The two Indic-sounding names were actually Hunnic rulers originating from Gandhara and around. It's hard to decipher their exact place of origin, but they could be either from Gandhara, or the neighbouring provinces of Taksasila, Varana, Simhapura, Nagarahara, Lampa, Kapisa or Udyana. They coincide with northern Pakistan and the Hindu Kush valley of Afghanistan and it's reported that there still exists a good number of people living in these areas sharing lineage with this particular set of Huns. To simplify, these Hunnic tribes are known as White Huns or Hephthalites


It's easier to infer through a superficial glass of history that these Hunnic 'raids' were countered by Indic dynasties, particularly the Maukharis, triggering a precursor to the downfall of the majestic Gupta Empire. The Maukhari Dynasty, that existed between 510 to 606 AD, stretched from Ahichhatra (near today's Bareilly) to Kajangala (near Sahibganj, Jharkhand-Bihar border) in Magadha, the Ganga-Yamuna belt of today's Uttar Pradesh and Bihar, was a major buffer between the deconstructing Guptas and emerging Harsha, the two key names in medieval Indian history. Its capital was Kanyakubja (modern-day Kannauj) which continued to be the capital of the succeeding empires. 

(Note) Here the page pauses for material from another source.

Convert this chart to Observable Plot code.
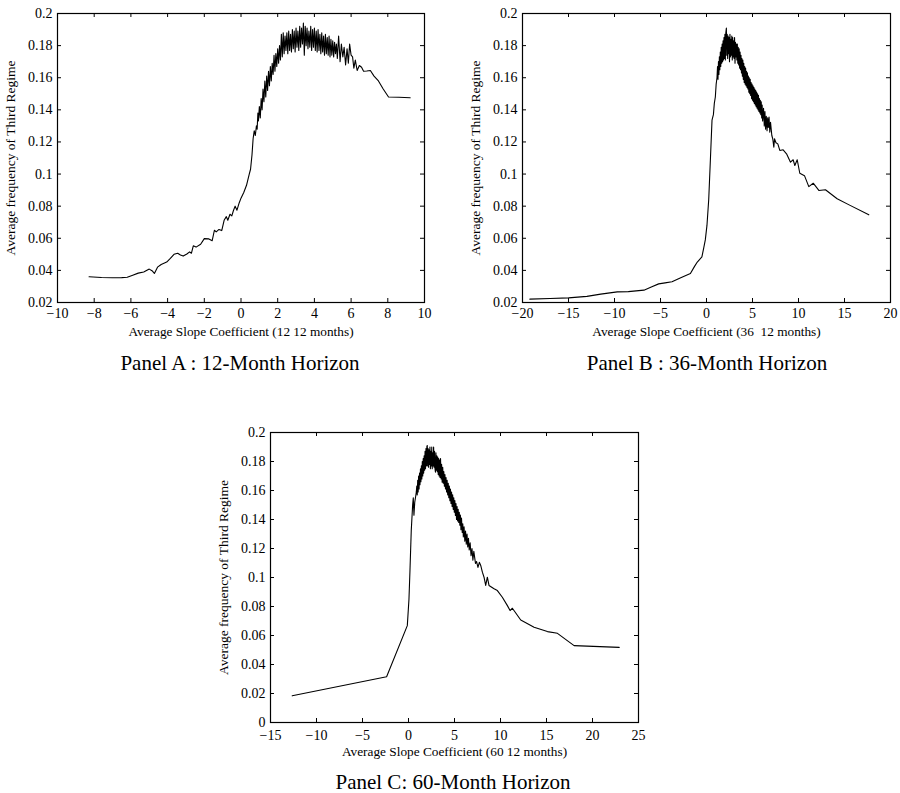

But the conquests of the Hunnic father-son duo - Toramana and Mihirakula - actually proceeded with settlements on the soil of Malwa and Awadh, so much so that they even adapted the Indic religions. The Aulikara dynasty of modern-day Malwa got into the crosshairs of Mihirikula and his king Yashodharman, in 530 AD, actually crushed the Hunnic power, thus consolidating their claim to be lordship of northern India. In fact, this battle at Sondani (near Mandsaur, Madhya Pradesh) was so important that there is a victory pillar marked at the ruins of the ancient city, and inscriptions describe the battle fought by the joint combination of Yadhodharman and the Gupta emperor Narasimhagupta. Even after such a powerful defeat, and although Mihirakula was pushed north to Kashmir, the Hunnic soldiers mingled with the Malwa populace and centuries later, 'Hun' started existing as a caste in central India between the 8th and 10th centuries. 


Even when the Maukharis defeated the Huns, the dynasty is still considered the end of the giant Gupta Empire. A three-century-old empire, that witnessed the existence of some epic names from Indian history - Aryabhatta the mathematician, Kalidasa the poet, Sushruta Samhita the founder of Ayurveda, and many great inventions and establishments, including the Iron Pillar in Delhi - all crumbled down with a trigger from a ruling clan segregated around just the territories of Kanyakubja. Towards the end of the 6th century AD, the Guptas were a crumbling empire as after the demise of Kumaragupta in 455 AD, every other ruler couldn't contain the increasing number of external threats, unclear heir, fragmented policies, and barely dragging the empire's name. Provinces under the empire assumed independence from the Gupta hegemony, and the last few emperors such as Purugupta, Kumaragupta II, Budhagupta, Narasimhagupta Baladitya, Kumaragupta III, and Vishnugupta, simply couldn't retain what the initial emperors had built. The Maukharis of Kannauj took advantage of this situation and after defeating the Huns at Sondani, skyrocketed their dynasty's name. 


The Maukharis are the forgotten guardians of the Indo-Gangetic plains, who prevented north India from a possible Hunnic havoc. The Hephthalites under Mihirakula had raided Balkh and destroyed over 1,000 Buddhist monasteries, and had it been his victory at Sondani, religious sites such as Varanasi, Saranatha, Rohitasva, Buddha Gaya, Nalanda and even Pataliputra were under threat. If one had to imagine, maybe the Hunnic raids under Mihirakula might have resulted in a uglier menace to the Gangetic plains and history would have been written differently. After all, the stories of Hunnic havocs stretched from the Chinese frontier to the gates of Rome, stretching almost 8,000 kms of the earth. And yet, the Maukhari stoppage didn't stand a chance in the pages of history, for the many reasons that it didn't push itself to a point of remembering. 


And it wasn't just this part; the aftermath of Hunnic closure by the Maukharis strengthened ties between them and the Sasanian Empire or Eranshahr, that at its peak stretched from Balochistan to central Anatolia, and between Libya to Turkmenistan bouncing off at the Gulf nations. In fact, the game of chess (technically, its precursor, the Chaturanga) was used as a diplomatic tactic between Sarvavarman the Maukhari king and Khosrow I, head of the Sasanian Empire, to establish a relation with the Persian king in the post-Hunnic world. 


With the complete fall of the Hephthalites in 560 AD, the remnants of soldiers, nobles, and common people started to merge with the Rajput clans, mostly in the Malwa and Rajputana regions. For almost a century, heavy assimilation into Indic clans, Sanskritisation of their names, and acceptance of local religion and traditions took place, so much so that the next lineage of dynasties had mere traces of Hephthalite cultures remaining, but were majorly Rajput dynasties. The Pratiharas, Paramaras, Chahamana or Chauhans, Gujjars, and a few more are somehow or the other way connected to the medieval Hunnic realm, although there exists no direct descendant of Huns in India anymore. 


The Maukharis were succeeded by the mighty Harsha empire, but its remnants can be found as cave inscriptions at Barabar Caves (Jehanabad district, Bihar), Gopika Caves (Gaya district, Bihar), and Vadathika Caves (Gaya district, Bihar). In Uttar Pradesh's Barabanki district, Maukhari inscriptions were found at Haraha village dating back to the 7th century AD. Today, there may not be any significant monument or even a temple belonging to the realm of Maukharis, but their deeds are the reason why the Indian subcontinent wasn't fully galvanised by the cusp of Huns, like what they did in Europe and Central Asia.